Estuarine shorelines are often classified as low-energy coasts and are, therefore, expected to undergo little variation. Port Stephens (SE Australia) is a ria-like drowned river valley microtidal estuary located on a wave-dominated coast. The outer part of the estuary is tide-dominated and has a large shallow flood-tide delta, which is also affected by waves. The northern (predominantly low-energy) shoreline of outer Port Stephens is a continuous stretch of sand comprising areas of high mobility and areas of relative stability terminating in a western extending sand spit. This paper investigates the effects of periodic high-energy conditions during which waves penetrate into the estuary by analysing two types of storms, low to moderate (more frequent type) storms and severe to extreme (low frequency) storms.
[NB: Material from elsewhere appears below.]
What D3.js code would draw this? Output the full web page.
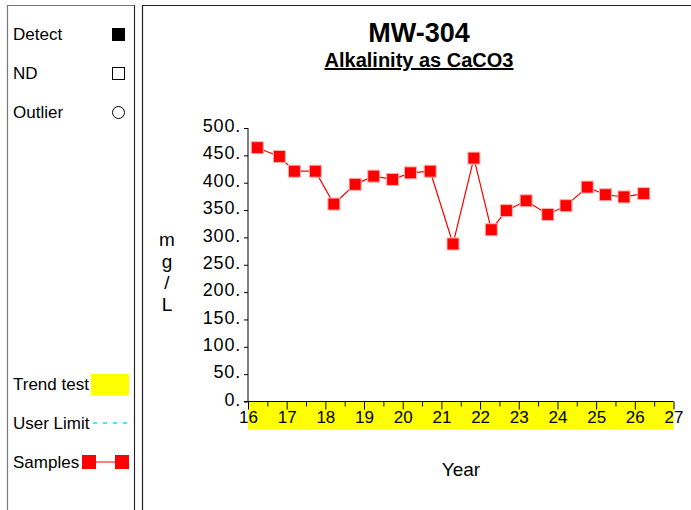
<!DOCTYPE html>
<html><head><meta charset="utf-8">
<script src="https://cdn.jsdelivr.net/npm/d3@7"></script>
<style>body{margin:0;background:#fff;} svg{display:block;font-family:Arial,"Liberation Sans",sans-serif;}</style>
</head><body>
<svg id="c" width="691" height="510"></svg>
<script>
const dates = [16.24,16.81,17.20,17.74,18.22,18.77,19.25,19.74,20.20,20.71,21.30,21.84,22.29,22.68,23.19,23.75,24.22,24.77,25.24,25.72,26.23];
const values = [464,448,421,421,361,397,412,406,418,421,288,445,314,349,367,342,358,392,378,374,380];
const yTicks = [0,50,100,150,200,250,300,350,400,450,500];
const xTicks = [16,17,18,19,20,21,22,23,24,25,26,27];
const title = "MW-304";
const subtitle = "Alkalinity as CaCO3";
const yLabel = ["m","g","/","L"];
const xLabel = "Year";

const svg = d3.select("#c");
// panels
svg.append("path").attr("d","M7.5,510 V5.5 H134.5 V510").attr("fill","none").attr("stroke","#777").attr("stroke-width",1.2);
svg.append("line").attr("x1",134.5).attr("x2",134.5).attr("y1",5.5).attr("y2",510).attr("stroke","#222");
svg.append("path").attr("d","M142.5,510 V5.5 H691").attr("fill","none").attr("stroke","#222").attr("stroke-width",1.2);

// legend
const lg = svg.append("g").attr("font-size",17).attr("fill","#000");
lg.append("text").attr("x",13).attr("y",40).text("Detect");
lg.append("rect").attr("x",112).attr("y",28).attr("width",13).attr("height",13).attr("fill","#000");
lg.append("text").attr("x",13).attr("y",79).text("ND");
lg.append("rect").attr("x",112.5).attr("y",67.5).attr("width",12).attr("height",12).attr("fill","none").attr("stroke","#000");
lg.append("text").attr("x",13).attr("y",118).text("Outlier");
lg.append("circle").attr("cx",118.5).attr("cy",112.5).attr("r",6).attr("fill","none").attr("stroke","#000");
lg.append("text").attr("x",13).attr("y",390).text("Trend test");
lg.append("rect").attr("x",91).attr("y",374).attr("width",38).attr("height",21).attr("fill","#ffff00");
lg.append("text").attr("x",13).attr("y",429).text("User Limit");
lg.append("line").attr("x1",93).attr("x2",129).attr("y1",423).attr("y2",423).attr("stroke","#00e5ff").attr("stroke-dasharray","4,6").attr("stroke-width",1.5);
lg.append("text").attr("x",13).attr("y",468).text("Samples");
lg.append("line").attr("x1",88).attr("x2",122).attr("y1",462).attr("y2",462).attr("stroke","#ff0000");
lg.append("rect").attr("x",82).attr("y",455).attr("width",14).attr("height",14).attr("fill","#ff0000");
lg.append("rect").attr("x",115).attr("y",455).attr("width",14).attr("height",14).attr("fill","#ff0000");

// titles
svg.append("text").attr("x",419).attr("y",42).attr("text-anchor","middle").attr("font-size",27).attr("font-weight","bold").text(title);
svg.append("text").attr("x",419).attr("y",67).attr("text-anchor","middle").attr("font-size",20).attr("font-weight","bold").attr("text-decoration","underline").text(subtitle);

// scales
const x = d3.scaleLinear().domain([16,27]).range([248,673.5]);
const y = d3.scaleLinear().domain([0,500]).range([401.5,128]);

// trend band
svg.append("rect").attr("x",x(16)).attr("y",y(0)).attr("width",x(27)-x(16)).attr("height",28).attr("fill","#ffff00");

// y axis
const ya = svg.append("g").attr("transform",`translate(${x(16)},0)`)
  .call(d3.axisLeft(y).tickValues(yTicks).tickFormat(d=>d+".").tickSize(4).tickPadding(3));
ya.select(".domain").attr("stroke","#000").attr("d",`M0,${y(500)}V${y(0)}`);
ya.selectAll("text").attr("font-size",18).attr("letter-spacing","0.8px").attr("font-family","Arial,'Liberation Sans',sans-serif").attr("fill","#000").attr("dy","0.2em");

// x axis
const minor = d3.range(16.5,27,1);
svg.append("g").attr("transform",`translate(0,${y(0)})`)
  .call(d3.axisBottom(x).tickValues(minor).tickFormat("").tickSize(5))
  .select(".domain").remove();
const xa = svg.append("g").attr("transform",`translate(0,${y(0)})`)
  .call(d3.axisBottom(x).tickValues(xTicks).tickFormat(d3.format("d")).tickSize(8).tickSizeOuter(0).tickPadding(1));
xa.select(".domain").attr("d",`M${x(16)-4},0H${x(27)}`);
xa.selectAll("text").attr("font-size",17).attr("font-family","Arial,'Liberation Sans',sans-serif").attr("fill","#000");

// labels
svg.append("g").selectAll("text").data(yLabel).join("text")
  .attr("x",167).attr("y",(d,i)=>246+i*21.5).attr("text-anchor","middle").attr("font-size",19).text(d=>d);
svg.append("text").attr("x",461).attr("y",476).attr("text-anchor","middle").attr("font-size",19).text(xLabel);

// series
const line = d3.line().x((d,i)=>x(dates[i])).y(d=>y(d));
svg.append("path").datum(values).attr("d",line).attr("fill","none").attr("stroke","#ff0000").attr("stroke-width",1.2);
svg.append("g").selectAll("rect").data(values).join("rect")
  .attr("x",(d,i)=>x(dates[i])-6).attr("y",d=>y(d)-6).attr("width",12).attr("height",12)
  .attr("fill","#ff0000").attr("stroke","#ffb0b0").attr("stroke-width",1);
</script>
</body></html>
It is established that low to moderate storms cause generalised erosion over the northern shoreline. On the contrary, severe to extreme storms, while causing erosion on parts of the beach, can transport new sediment across the flood-tide delta and deposit it to build a mobile shore attached sandwave. Long-term (decadal) trends identified in the study area are in agreement with short- and medium-term results. Moving into the estuary are four complementary zones of sediment transport which include: (1) sandwave formation and westward migration; (2) a relatively stable area between the sandwave and an erosion zone; (3) an erosion zone undergoing shoreline retreat and finally (4) a depositional terminus causing westward extension of the sand spit.